• _TASK GOAL_:
Would you return the run of lines that starts at the one with "Recreate this image" and ends at the one with "const data = categories.map((c, i)", ends included, exactly as written and without the images?

• _ENTRIES PROVIDED_:
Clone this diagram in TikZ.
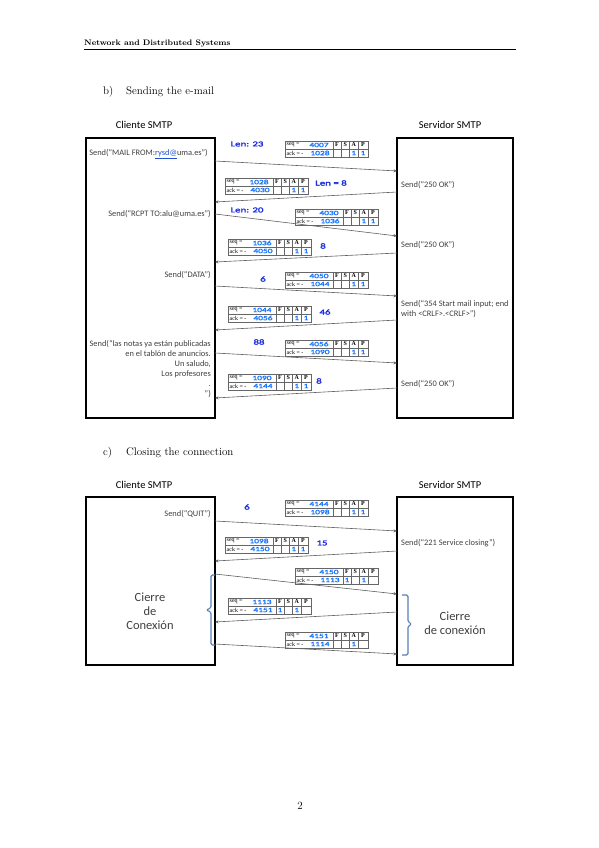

--

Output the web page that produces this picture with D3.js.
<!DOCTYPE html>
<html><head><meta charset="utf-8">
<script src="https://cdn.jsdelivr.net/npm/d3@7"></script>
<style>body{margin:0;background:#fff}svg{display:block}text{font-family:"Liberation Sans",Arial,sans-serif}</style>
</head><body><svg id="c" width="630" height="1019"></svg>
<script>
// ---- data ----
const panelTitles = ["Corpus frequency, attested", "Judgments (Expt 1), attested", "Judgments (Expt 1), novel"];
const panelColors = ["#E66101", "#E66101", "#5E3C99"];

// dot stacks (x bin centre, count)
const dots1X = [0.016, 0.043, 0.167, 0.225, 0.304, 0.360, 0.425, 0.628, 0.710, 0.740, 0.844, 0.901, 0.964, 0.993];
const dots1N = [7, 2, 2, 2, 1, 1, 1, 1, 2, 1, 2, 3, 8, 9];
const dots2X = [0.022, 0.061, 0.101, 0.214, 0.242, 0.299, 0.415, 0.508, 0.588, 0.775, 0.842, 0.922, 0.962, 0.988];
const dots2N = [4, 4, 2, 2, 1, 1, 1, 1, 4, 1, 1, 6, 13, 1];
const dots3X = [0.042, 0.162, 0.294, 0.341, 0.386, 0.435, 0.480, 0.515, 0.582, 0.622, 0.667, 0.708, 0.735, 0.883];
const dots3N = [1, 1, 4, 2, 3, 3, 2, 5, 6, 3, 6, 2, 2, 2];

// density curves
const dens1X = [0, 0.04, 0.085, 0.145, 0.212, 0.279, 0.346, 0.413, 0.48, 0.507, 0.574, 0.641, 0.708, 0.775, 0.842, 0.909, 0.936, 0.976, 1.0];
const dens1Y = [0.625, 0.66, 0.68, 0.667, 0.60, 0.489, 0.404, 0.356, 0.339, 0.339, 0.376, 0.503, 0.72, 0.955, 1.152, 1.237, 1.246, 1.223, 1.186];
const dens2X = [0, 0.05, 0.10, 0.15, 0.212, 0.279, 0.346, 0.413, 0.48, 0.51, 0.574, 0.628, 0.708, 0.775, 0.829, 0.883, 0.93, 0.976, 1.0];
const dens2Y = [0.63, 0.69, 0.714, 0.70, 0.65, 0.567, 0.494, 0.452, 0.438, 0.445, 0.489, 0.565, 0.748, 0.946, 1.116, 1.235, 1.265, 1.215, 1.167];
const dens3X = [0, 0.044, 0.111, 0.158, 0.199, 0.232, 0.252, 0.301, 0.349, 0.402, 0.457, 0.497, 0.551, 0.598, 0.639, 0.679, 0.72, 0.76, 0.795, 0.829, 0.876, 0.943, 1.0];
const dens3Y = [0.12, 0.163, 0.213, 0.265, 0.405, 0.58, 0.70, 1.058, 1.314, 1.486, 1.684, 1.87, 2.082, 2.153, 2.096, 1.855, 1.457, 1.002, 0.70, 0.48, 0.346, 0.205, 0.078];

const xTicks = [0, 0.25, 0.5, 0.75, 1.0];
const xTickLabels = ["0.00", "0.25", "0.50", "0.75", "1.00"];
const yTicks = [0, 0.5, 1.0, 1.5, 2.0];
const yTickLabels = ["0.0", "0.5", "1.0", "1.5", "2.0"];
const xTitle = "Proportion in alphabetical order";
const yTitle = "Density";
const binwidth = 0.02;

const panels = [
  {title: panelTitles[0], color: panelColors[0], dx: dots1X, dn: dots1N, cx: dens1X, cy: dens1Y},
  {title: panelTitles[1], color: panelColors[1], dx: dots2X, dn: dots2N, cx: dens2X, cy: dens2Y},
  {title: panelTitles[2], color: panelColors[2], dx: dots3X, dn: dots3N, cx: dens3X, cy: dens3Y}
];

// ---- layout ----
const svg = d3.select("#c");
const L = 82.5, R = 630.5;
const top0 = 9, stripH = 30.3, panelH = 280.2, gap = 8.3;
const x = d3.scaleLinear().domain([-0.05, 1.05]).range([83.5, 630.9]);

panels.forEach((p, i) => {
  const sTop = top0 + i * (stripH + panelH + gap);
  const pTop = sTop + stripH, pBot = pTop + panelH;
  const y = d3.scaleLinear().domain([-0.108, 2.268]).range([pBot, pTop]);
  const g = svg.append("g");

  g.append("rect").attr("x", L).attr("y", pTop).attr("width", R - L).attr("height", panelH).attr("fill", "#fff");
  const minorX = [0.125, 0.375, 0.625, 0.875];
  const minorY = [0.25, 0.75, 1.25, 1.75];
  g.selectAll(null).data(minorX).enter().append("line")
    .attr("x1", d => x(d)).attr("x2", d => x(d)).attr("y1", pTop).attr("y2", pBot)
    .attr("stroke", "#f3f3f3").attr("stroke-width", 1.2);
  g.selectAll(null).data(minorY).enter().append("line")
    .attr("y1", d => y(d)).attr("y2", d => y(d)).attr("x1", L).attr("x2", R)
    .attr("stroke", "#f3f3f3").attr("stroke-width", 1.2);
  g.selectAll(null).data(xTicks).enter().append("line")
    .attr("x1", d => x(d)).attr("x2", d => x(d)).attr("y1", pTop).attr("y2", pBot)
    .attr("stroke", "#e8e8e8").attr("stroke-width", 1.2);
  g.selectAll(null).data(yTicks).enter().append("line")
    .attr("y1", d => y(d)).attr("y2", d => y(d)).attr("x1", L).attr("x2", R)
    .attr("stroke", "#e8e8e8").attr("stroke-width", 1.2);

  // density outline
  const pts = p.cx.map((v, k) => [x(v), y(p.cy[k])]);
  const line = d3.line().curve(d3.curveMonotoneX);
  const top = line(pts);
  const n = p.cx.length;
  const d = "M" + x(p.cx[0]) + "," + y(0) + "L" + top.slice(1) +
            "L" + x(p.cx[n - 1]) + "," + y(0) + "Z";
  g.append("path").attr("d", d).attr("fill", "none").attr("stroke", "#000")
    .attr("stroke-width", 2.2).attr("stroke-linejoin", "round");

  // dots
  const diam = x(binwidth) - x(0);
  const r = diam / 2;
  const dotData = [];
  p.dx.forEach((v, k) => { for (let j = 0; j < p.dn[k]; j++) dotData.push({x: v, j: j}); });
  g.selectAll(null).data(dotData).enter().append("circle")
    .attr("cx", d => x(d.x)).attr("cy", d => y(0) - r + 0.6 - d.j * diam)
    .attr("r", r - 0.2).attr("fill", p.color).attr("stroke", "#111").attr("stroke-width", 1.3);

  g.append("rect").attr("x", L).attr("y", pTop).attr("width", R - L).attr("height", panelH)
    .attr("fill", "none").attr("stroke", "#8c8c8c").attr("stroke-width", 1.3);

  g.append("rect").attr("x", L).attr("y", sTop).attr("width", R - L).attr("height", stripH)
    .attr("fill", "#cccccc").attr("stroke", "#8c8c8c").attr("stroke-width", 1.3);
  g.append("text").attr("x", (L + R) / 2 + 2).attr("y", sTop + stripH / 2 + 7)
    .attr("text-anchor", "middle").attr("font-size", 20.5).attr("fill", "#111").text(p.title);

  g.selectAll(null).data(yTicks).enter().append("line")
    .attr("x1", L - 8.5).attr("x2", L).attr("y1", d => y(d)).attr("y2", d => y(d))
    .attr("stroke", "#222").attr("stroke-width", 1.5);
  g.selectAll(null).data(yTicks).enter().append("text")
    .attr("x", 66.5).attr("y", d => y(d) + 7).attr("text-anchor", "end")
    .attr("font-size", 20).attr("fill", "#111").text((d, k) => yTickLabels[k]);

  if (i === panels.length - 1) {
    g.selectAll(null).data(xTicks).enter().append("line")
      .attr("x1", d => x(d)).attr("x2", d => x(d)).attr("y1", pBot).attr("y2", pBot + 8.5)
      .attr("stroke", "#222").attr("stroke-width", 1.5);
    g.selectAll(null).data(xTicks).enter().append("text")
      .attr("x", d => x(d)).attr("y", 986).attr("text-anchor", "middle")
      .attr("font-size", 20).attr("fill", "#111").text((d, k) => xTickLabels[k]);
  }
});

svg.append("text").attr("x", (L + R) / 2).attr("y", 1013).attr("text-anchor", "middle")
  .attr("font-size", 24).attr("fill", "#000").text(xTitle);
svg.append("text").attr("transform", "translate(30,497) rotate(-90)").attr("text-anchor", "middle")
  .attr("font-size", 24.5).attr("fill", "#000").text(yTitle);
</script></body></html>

* * *

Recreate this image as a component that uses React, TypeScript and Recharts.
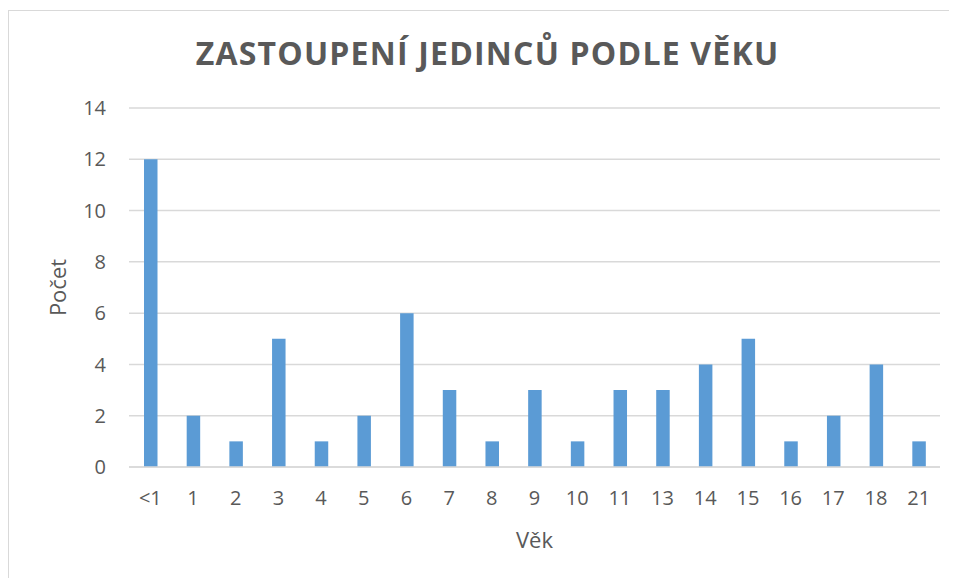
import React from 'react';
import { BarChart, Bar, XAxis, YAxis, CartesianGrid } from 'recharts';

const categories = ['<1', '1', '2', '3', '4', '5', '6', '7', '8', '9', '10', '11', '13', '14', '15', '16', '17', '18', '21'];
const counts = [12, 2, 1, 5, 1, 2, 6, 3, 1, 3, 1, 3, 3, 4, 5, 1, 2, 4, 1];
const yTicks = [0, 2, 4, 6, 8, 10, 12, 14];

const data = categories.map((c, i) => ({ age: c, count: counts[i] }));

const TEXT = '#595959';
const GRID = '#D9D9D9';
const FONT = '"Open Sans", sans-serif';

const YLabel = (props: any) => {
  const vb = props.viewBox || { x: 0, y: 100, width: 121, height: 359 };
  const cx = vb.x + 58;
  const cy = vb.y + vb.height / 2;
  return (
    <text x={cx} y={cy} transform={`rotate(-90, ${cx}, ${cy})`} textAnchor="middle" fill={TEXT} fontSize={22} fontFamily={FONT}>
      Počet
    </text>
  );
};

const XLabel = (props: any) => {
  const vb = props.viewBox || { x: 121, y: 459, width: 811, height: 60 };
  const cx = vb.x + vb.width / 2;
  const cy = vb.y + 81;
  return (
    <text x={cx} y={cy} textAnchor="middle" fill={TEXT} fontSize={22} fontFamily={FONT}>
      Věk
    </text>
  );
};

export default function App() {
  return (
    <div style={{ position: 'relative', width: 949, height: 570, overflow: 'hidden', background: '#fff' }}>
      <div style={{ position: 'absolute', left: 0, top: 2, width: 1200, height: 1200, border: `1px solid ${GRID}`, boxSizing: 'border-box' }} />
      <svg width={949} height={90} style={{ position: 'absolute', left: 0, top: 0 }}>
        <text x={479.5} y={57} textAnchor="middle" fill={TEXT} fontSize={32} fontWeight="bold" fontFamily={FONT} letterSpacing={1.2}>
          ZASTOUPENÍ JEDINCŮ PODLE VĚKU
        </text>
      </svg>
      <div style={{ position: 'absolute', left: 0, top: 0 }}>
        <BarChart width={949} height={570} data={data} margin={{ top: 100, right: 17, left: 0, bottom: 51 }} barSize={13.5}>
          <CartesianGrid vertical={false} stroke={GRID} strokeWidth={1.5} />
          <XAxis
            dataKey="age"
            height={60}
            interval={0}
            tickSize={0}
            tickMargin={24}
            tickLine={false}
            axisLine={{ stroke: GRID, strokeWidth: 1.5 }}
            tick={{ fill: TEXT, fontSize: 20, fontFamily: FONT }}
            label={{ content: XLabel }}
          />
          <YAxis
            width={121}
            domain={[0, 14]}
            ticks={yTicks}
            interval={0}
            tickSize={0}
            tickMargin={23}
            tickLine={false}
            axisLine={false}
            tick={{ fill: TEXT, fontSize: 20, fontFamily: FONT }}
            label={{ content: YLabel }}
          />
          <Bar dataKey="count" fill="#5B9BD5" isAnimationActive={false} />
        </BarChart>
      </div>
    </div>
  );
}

• _SOLUTION FOR THIS TASK_:
Recreate this image as a component that uses React, TypeScript and Recharts.
import React from 'react';
import { BarChart, Bar, XAxis, YAxis, CartesianGrid } from 'recharts';

const categories = ['<1', '1', '2', '3', '4', '5', '6', '7', '8', '9', '10', '11', '13', '14', '15', '16', '17', '18', '21'];
const counts = [12, 2, 1, 5, 1, 2, 6, 3, 1, 3, 1, 3, 3, 4, 5, 1, 2, 4, 1];
const yTicks = [0, 2, 4, 6, 8, 10, 12, 14];

const data = categories.map((c, i) => ({ age: c, count: counts[i] }));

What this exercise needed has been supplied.